Coach: Matt Hockersmith
Last year: Fourth in county, fifth in conference and ninth in sectional
Key returnees: Gabe Ellington, Patrick Kear, KeShawn Matejka and Grant Rawlins, seniors; Clyde Vaught, junior
Fresh face: Luke Ellington, freshman
Outlook: The Woodmen lost the bulk of last year’s squad to graduation and don’t have very many experienced swimmers, so many of the freshmen coming in will have to learn on the fly. Hockersmith hopes that throwing some younger people into the fire this season will pay dividends in future years; the Woodmen will be judging their success this season by how well those swimmers progress.
Indian Creek Braves
Coach: Brad Smith
Last year: Second in conference, fifth in county and sixth in sectional
Key returnees: Tucker Brock and Nolan Reed, seniors; Cody Hart and Danny Carlson, juniors; Clay Key and Chase Smith, sophomores
Fresh face: Mac Ratzlaff, freshman
Outlook: The Braves have a dangerous nucleus led by Brock, Reed and Chase Smith, and Brad Smith believes that the addition of Ratzlaff gives him a formidable potential relay quartet.
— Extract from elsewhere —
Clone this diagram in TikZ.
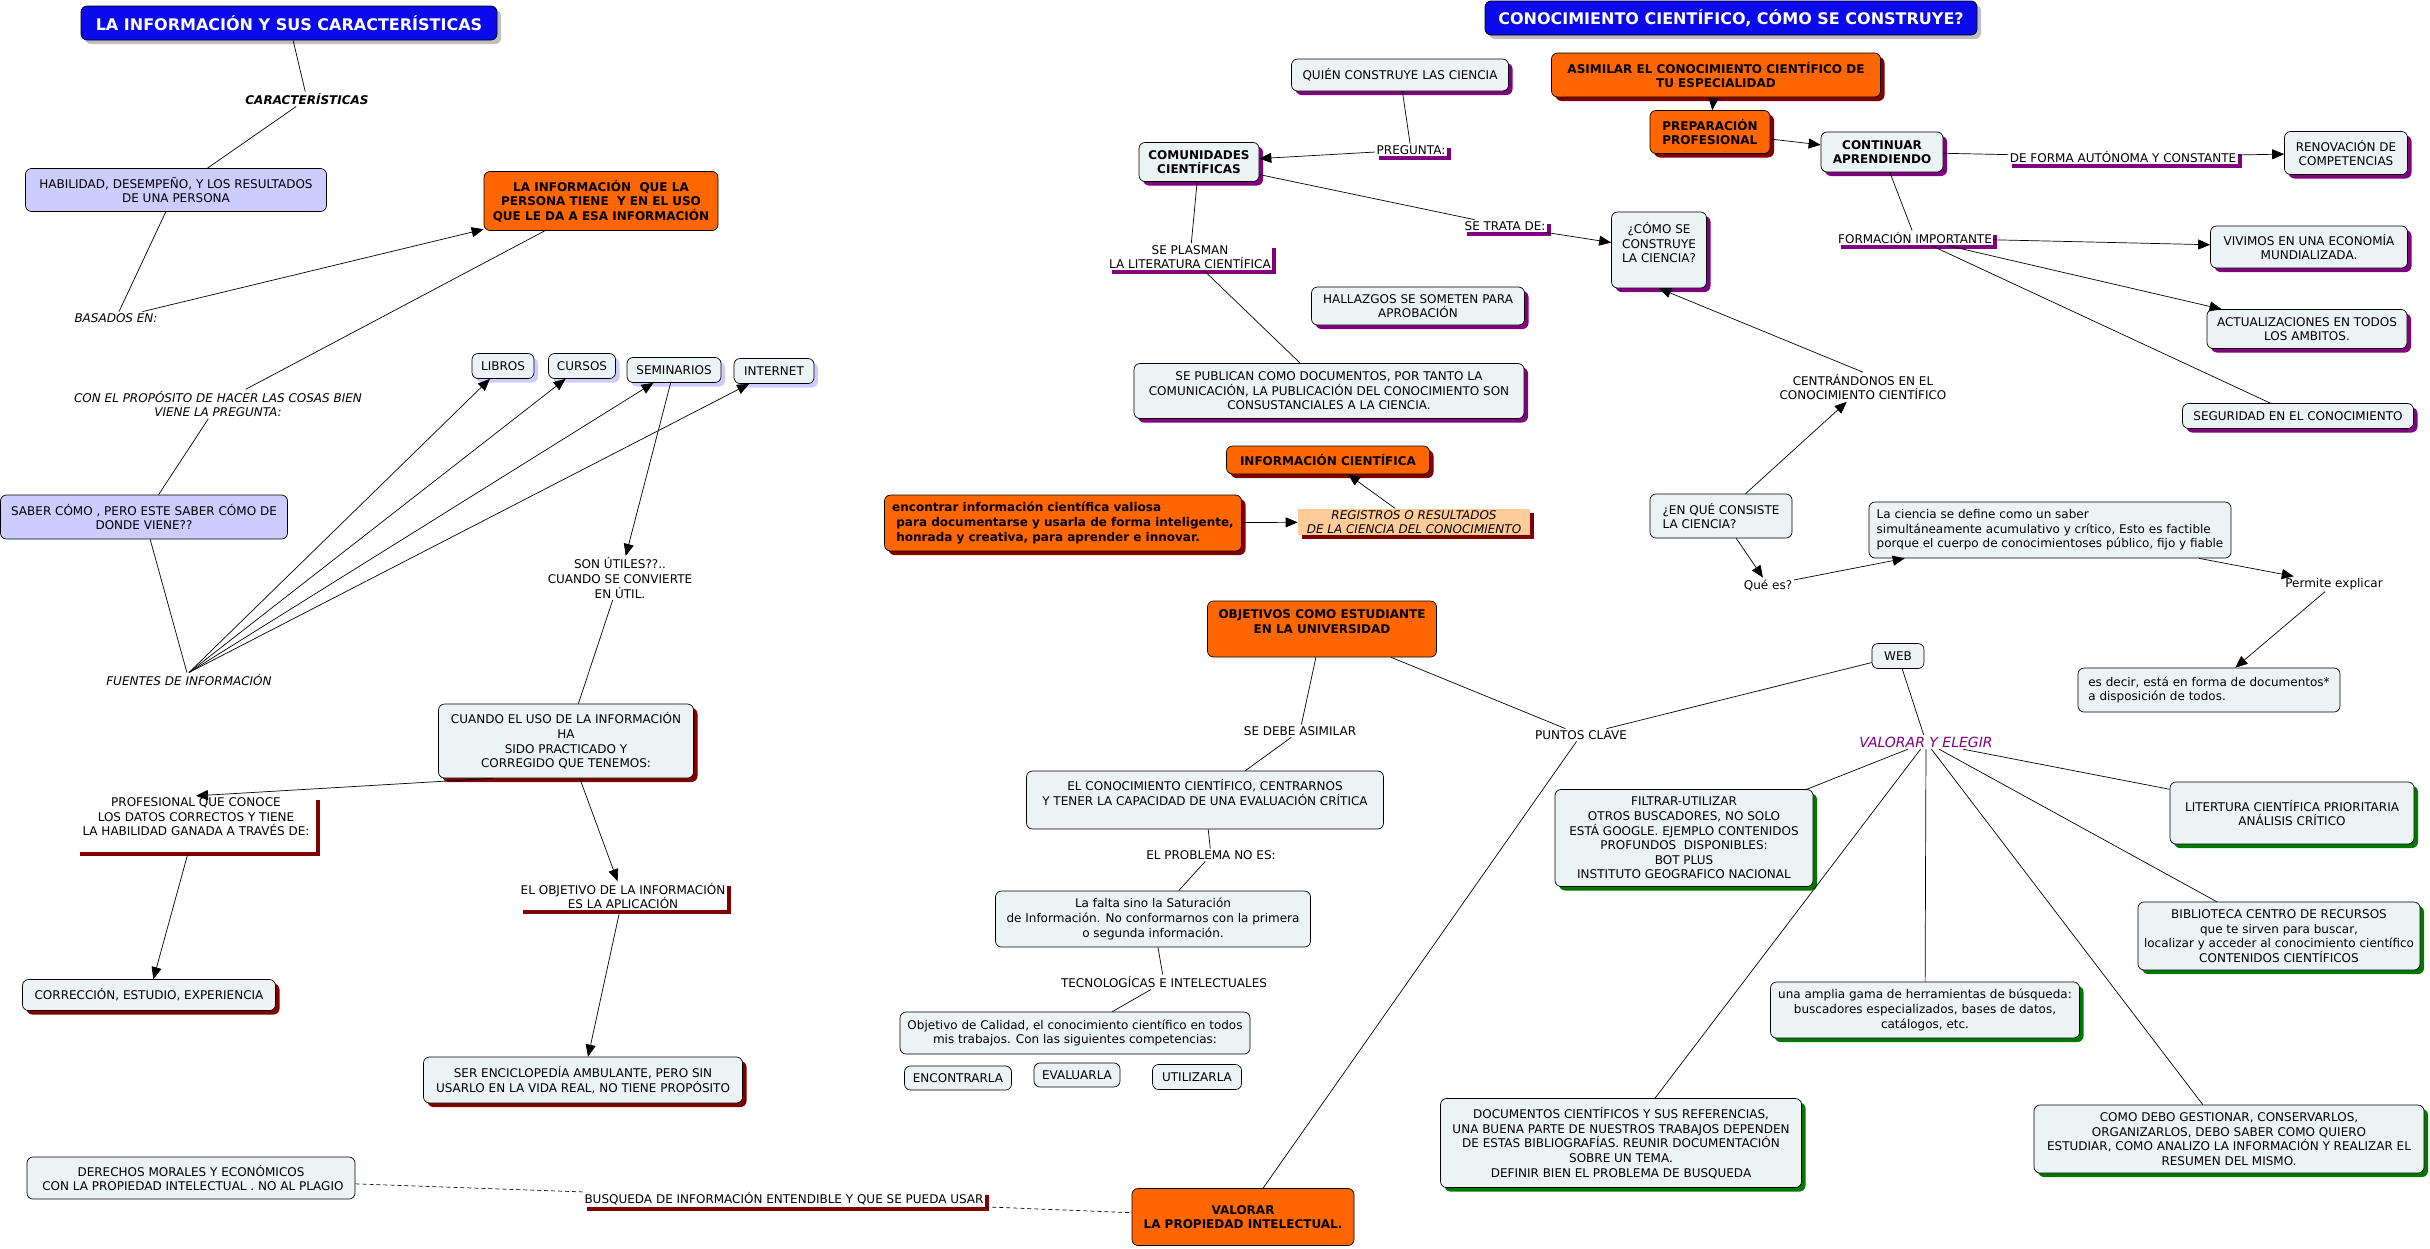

With its largest team in a generation (16 swimmers), Indian Creek hopes to have enough depth to win a conference title and perhaps finish in the top three at the sectional meet. Brock was a state qualifier last year in the 100 butterfly, and he could have some company there this winter.
Coach: Marci Whitford
Last year: Second in conference, third in county and sectional
Key returnees: Samuel Walls, senior; Austin Adkins, Collin Barton and Brenden Gough, juniors; Nick Klenner and Wyatt Sell, sophomores
Fresh face: Sam Udrasols, freshman
Outlook: The Warriors have been steadily climbing the ladder in recent years, and they’re hoping to make the leap past Center Grove this season to become the top local challenger to Franklin. Barton (a state qualifier last year) and Adkins will be a formidable diving duo, and Whitford expects Klenner and Sell to step up and join Gough as top point producers. Udrasols heads up a promising group of newcomers.